With an administration and a Congress harboring so much hostility to the idea of even having a federal Environmental Protection Agency, the job of keeping our air and our water from killing us will likely fall to the states.
The Utah Legislature, in the session that ended last week, has taken a few steps in that direction. A couple of the more significant moves are piggy-backing on federal actions, but show how it is possible for the state to pick up whatever torch the feds may drop.
The biggest action in terms of money was that lawmakers passed a bill to earmark the state's share of EPA's settlement in the Volkswagen emissions fixing scandal some $35 million into programs that will reduce vehicle emissions in the state.
Given the fact that those emissions are one of the largest sources of our lung-scarring wintertime smog, that's the right thing to do.
The Legislature also adopted a bill to offer local refineries some tax breaks maybe $4 million over the next couple of years to churn out more of what the federal government calls Tier 3 fuels. This is a kind of gasoline that puts out much less of such serious pollutants as sulfur, nitrous oxides and volatile organic compounds.
Cynics may note that this is the kind of bill that wins votes in the Legislature because it is a tax break for big business, not because it improves our air. But, as neither the states nor the feds have to power to impose the Tier 3 standards on specific refineries, offering some incentive was the most obvious alternative.
It is disappointing that the Legislature had to be prodded so much to cough up a mere $1.3 million to fix the many aging and failed pieces of the state's air-quality monitoring system. And that, even with that money in hand, the network of monitoring sensors will not provide the kind of detailed, real-time information that would be needed to tell regulators, legislators and the public just what is in our air and where it comes from.
It was also too bad that the Legislature failed to replenish the Department of Environmental Quality's budget by the $123,000 it had to unexpectedly spend to deal with last year's toxic algae bloom in and around Utah Lake.

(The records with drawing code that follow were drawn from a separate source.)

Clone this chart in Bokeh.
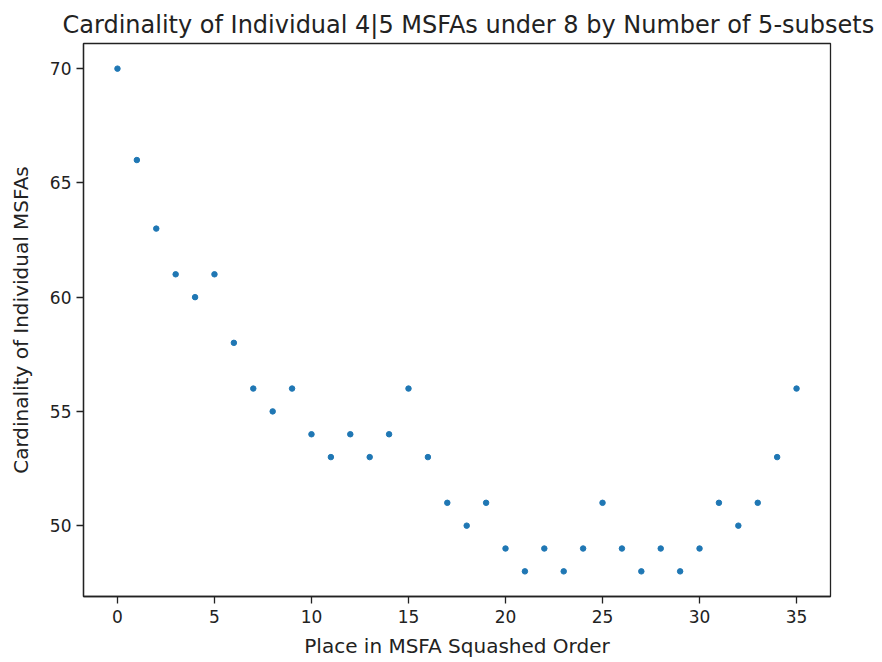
from bokeh.plotting import figure
from bokeh.embed import file_html
from bokeh.resources import INLINE
from bokeh.models import Range1d, FixedTicker

place = list(range(36))
cardinality = [70, 66, 63, 61, 60, 61, 58, 56, 55, 56, 54, 53, 54, 53, 54, 56, 53, 51,
               50, 51, 49, 48, 49, 48, 49, 51, 49, 48, 49, 48, 49, 51, 50, 51, 53, 56]
x_ticks = [0, 5, 10, 15, 20, 25, 30, 35]
y_ticks = [50, 55, 60, 65, 70]

FONT = "DejaVu Sans"

p = figure(width=880, height=660, output_backend="svg", toolbar_location=None,
           x_range=Range1d(-1.75, 36.75), y_range=Range1d(46.9, 71.1),
           min_border_left=83, min_border_right=50, min_border_top=43, min_border_bottom=64)

p.title.text = "Cardinality of Individual 4|5 MSFAs under 8 by Number of 5-subsets"
p.title.align = "left"
p.title.offset = -21
p.title.text_font = FONT
p.title.text_font_size = "24px"
p.title.text_font_style = "normal"
p.title.text_color = "#222222"

p.scatter(place, cardinality, size=5.5, color="#1f77b4")

p.xgrid.visible = False
p.ygrid.visible = False
p.outline_line_color = "#222222"
p.outline_line_alpha = 1
p.outline_line_width = 1.3

for ax in (p.xaxis[0], p.yaxis[0]):
    ax.axis_line_color = "#222222"
    ax.axis_line_width = 1.3
    ax.major_tick_line_color = "#222222"
    ax.major_tick_line_width = 1.3
    ax.major_tick_out = 7
    ax.major_tick_in = 0
    ax.minor_tick_line_color = None
    ax.major_label_text_font = FONT
    ax.major_label_text_font_size = "17px"
    ax.major_label_text_color = "#222222"
    ax.axis_label_text_font = FONT
    ax.axis_label_text_font_size = "20px"
    ax.axis_label_text_font_style = "normal"
    ax.axis_label_text_color = "#222222"

p.xaxis.ticker = FixedTicker(ticks=x_ticks)
p.yaxis.ticker = FixedTicker(ticks=y_ticks)
p.xaxis.axis_label = "Place in MSFA Squashed Order"
p.yaxis.axis_label = "Cardinality of Individual MSFAs"
p.yaxis.major_label_orientation = "horizontal"
p.xaxis.major_label_standoff = 6
p.yaxis.major_label_standoff = 5
p.xaxis.axis_label_standoff = 8
p.yaxis.axis_label_standoff = 14

open("out.html", "w").write(file_html(p, INLINE))
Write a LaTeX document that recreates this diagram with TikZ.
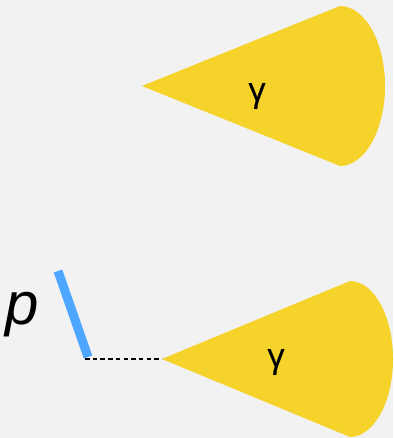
\documentclass[tikz,border=0pt]{standalone}
\usepackage{fontspec}
\setmainfont{Liberation Sans}
\newfontfamily\greekfont[FakeBold=0.9]{Open Sans}
\definecolor{bgcol}{HTML}{F2F2F2}
\definecolor{conecol}{HTML}{F5D32A}
\definecolor{platecol}{HTML}{4DA6FF}

\begin{document}
\begin{tikzpicture}[x=1pt, y=1pt,
    cone/.style={fill=conecol, draw=none},
    plate/.style={platecol, line width=9pt},
    gamma/.style={font=\greekfont\fontsize{33}{33}\selectfont, inner sep=0pt},
    link/.style={black, line width=2pt, dash pattern=on 4.5pt off 3.2pt}]
  % canvas, fixes the bounding box
  \fill[bgcol] (0,0) rectangle (393,438);
  % upper cone, free photon
  \fill[cone] (142,352) -- (340,432)
    arc[start angle=90, end angle=-90, x radius=45, y radius=80] -- cycle;
  \node[gamma] (gtop) at (257,342) {γ};
  % lower cone, emitted from the end of the plate
  \coordinate (apex) at (162,79);
  \fill[cone] (apex) -- (350,157)
    arc[start angle=90, end angle=-90, x radius=43, y radius=78] -- cycle;
  \node[gamma] (gbot) at (276,76) {γ};
  % plate p and its link to the cone tip
  \coordinate (ptop) at (58,167);
  \coordinate (pbot) at (88,81);
  \coordinate (pfoot) at (85,79);
  \draw[plate] (ptop) -- (pbot);
  \draw[link] (pfoot) -- (apex);
  \node[font=\itshape\fontsize{60}{60}\selectfont, inner sep=0pt, anchor=base west] (plabel) at (5,113) {p};
\end{tikzpicture}
\end{document}
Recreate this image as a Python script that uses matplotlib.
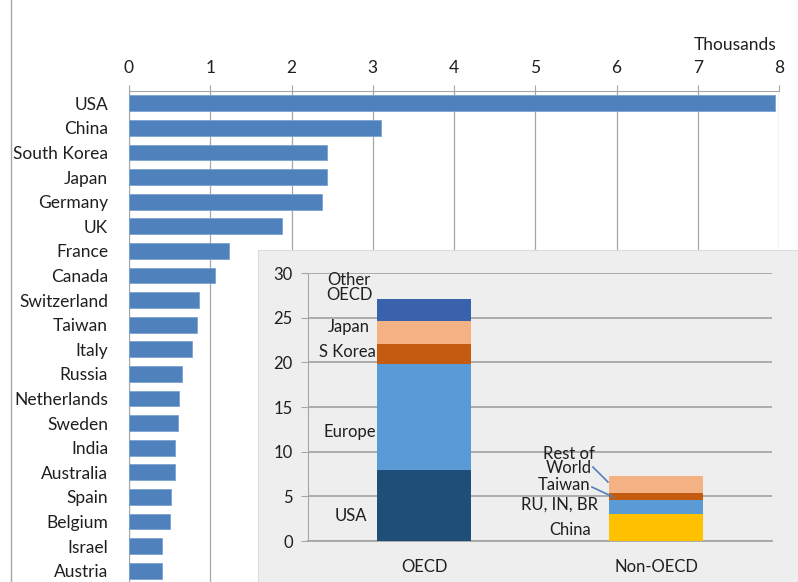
import matplotlib
matplotlib.use('Agg')
import matplotlib.pyplot as plt
from matplotlib.patches import Rectangle
from matplotlib.lines import Line2D

plt.rcParams['font.family'] = ['Lato', 'DejaVu Sans']

# main chart: thousands
countries = ['USA', 'China', 'South Korea', 'Japan', 'Germany', 'UK', 'France', 'Canada',
             'Switzerland', 'Taiwan', 'Italy', 'Russia', 'Netherlands', 'Sweden', 'India',
             'Australia', 'Spain', 'Belgium', 'Israel', 'Austria']
values = [7.95, 3.10, 2.44, 2.44, 2.37, 1.88, 1.23, 1.06,
          0.86, 0.84, 0.77, 0.65, 0.61, 0.60, 0.57,
          0.56, 0.52, 0.50, 0.41, 0.40]
x_ticks = [0, 1, 2, 3, 4, 5, 6, 7, 8]

# inset: stacked totals
groups = ['OECD', 'Non-OECD']
oecd_parts = ['USA', 'Europe', 'S Korea', 'Japan', 'Other\nOECD']
oecd_vals = [8.0, 11.8, 2.3, 2.5, 2.5]
oecd_colors = ['#1F4E79', '#5B9BD5', '#C55A11', '#F4B183', '#3A61AC']
non_parts = ['China', 'RU, IN, BR', 'Taiwan', 'Rest of\nWorld']
non_vals = [3.05, 1.55, 0.8, 1.9]
non_colors = ['#FFC000', '#5B9BD5', '#C55A11', '#F4B183']
inset_ticks = [0, 5, 10, 15, 20, 25, 30]

TXT = '#1F1F1F'
W, H = 798, 582
fig = plt.figure(figsize=(W / 100, H / 100), dpi=100)

# main horizontal bar chart
ax = fig.add_axes([129 / W, 1 - 583 / H, 650 / W, 492 / H])
pos = list(range(len(countries)))
ax.barh(pos, values, height=0.64, color='#4F81BD', edgecolor='#7BA3D3', linewidth=0.6, zorder=3)
ax.set_ylim(len(countries) - 0.5, -0.5)
ax.set_xlim(0, 8)
ax.set_yticks(pos)
ax.set_yticklabels(countries, fontsize=12.5, color=TXT)
ax.set_xticks(x_ticks)
ax.xaxis.tick_top()
ax.tick_params(axis='x', length=4, pad=7, color='#A6A6A6', labelsize=12.5, labelcolor=TXT)
ax.tick_params(axis='y', length=0, pad=15)
ax.grid(axis='x', color='#A6A6A6', linewidth=0.9, zorder=0)
for s in ['right', 'bottom']:
    ax.spines[s].set_visible(False)
ax.spines['top'].set_color('#A6A6A6')
ax.spines['left'].set_color('#A6A6A6')
fig.text(735 / W, 1 - 45 / H, 'Thousands', ha='center', va='center', fontsize=12.5, color=TXT)

# outer frame line on left
fig.add_artist(Line2D([11 / W, 11 / W], [0, 1], color='#A6A6A6', linewidth=1))

# inset panel background
fig.add_artist(Rectangle((258 / W, 0), 540 / W, 332 / H, transform=fig.transFigure,
                         facecolor='#EEEEEE', edgecolor='#DDDDDD', linewidth=0.8, zorder=5))

ax2 = fig.add_axes([308 / W, 1 - 541 / H, 464 / W, 268 / H], zorder=6)
ax2.set_facecolor('#EEEEEE')
ax2.set_xlim(-0.5, 1.5)
ax2.set_ylim(0, 30)
ax2.set_yticks(inset_ticks)
ax2.set_xticks([0, 1])
ax2.set_xticklabels(groups, fontsize=12, color=TXT)
ax2.tick_params(axis='x', length=0, pad=13)
ax2.tick_params(axis='y', length=5, color='#A6A6A6', pad=6, labelsize=12, labelcolor=TXT)
ax2.grid(axis='y', color='#A6A6A6', linewidth=1.3, zorder=0)
for s in ['top', 'right']:
    ax2.spines[s].set_visible(False)
ax2.spines['left'].set_color('#A6A6A6')
ax2.spines['bottom'].set_color('#A6A6A6')
ax2.spines['bottom'].set_linewidth(1.3)

bw = 0.405
bottom = 0
for v, c in zip(oecd_vals, oecd_colors):
    ax2.bar(0, v, bottom=bottom, width=bw, color=c, zorder=3)
    bottom += v
bottom = 0
for v, c in zip(non_vals, non_colors):
    ax2.bar(1, v, bottom=bottom, width=bw, color=c, zorder=3)
    bottom += v

# segment labels
tkw = dict(fontsize=12, color=TXT, ha='center', va='center', linespacing=0.9)
oecd_label_x = [-0.315, -0.319, -0.332, -0.323, -0.323]
oecd_label_y = [2.8, 12.2, 21.16, 23.96, 28.4]
for lab, xx, yy in zip(oecd_parts, oecd_label_x, oecd_label_y):
    ax2.text(xx, yy, lab, **tkw)
non_label_x = [0.629, 0.582, 0.603, 0.625]
non_label_y = [1.23, 4.03, 6.27, 8.96]
for lab, xx, yy in zip(non_parts, non_label_x, non_label_y):
    ax2.text(xx, yy, lab, **tkw)
ax2.plot([0.728, 0.793], [8.28, 6.6], color='#4F81BD', linewidth=1.2, zorder=4)
ax2.plot([0.724, 0.815], [6.04, 4.93], color='#4F81BD', linewidth=1.2, zorder=4)

fig.savefig('out.png', dpi=100)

And it was basically insult to injury when the Legislature did pass a nonbinding resolution urging the state's various water managers to prevent that algae attack from happening again. Apparently by some means that doesn't cost any money.
The Legislature also killed House Bill 134, a measure that would have imposed the common-sense requirement that counties that now require emissions testing for gasoline-powered vehicles do the same for diesels.
Utah politics is dominated by folks who claim that the states can do a better job of regulation than can the federal government. While there is much left to be done on the environmental front, the 2017 Legislature showed a glimmer of potential in that regard.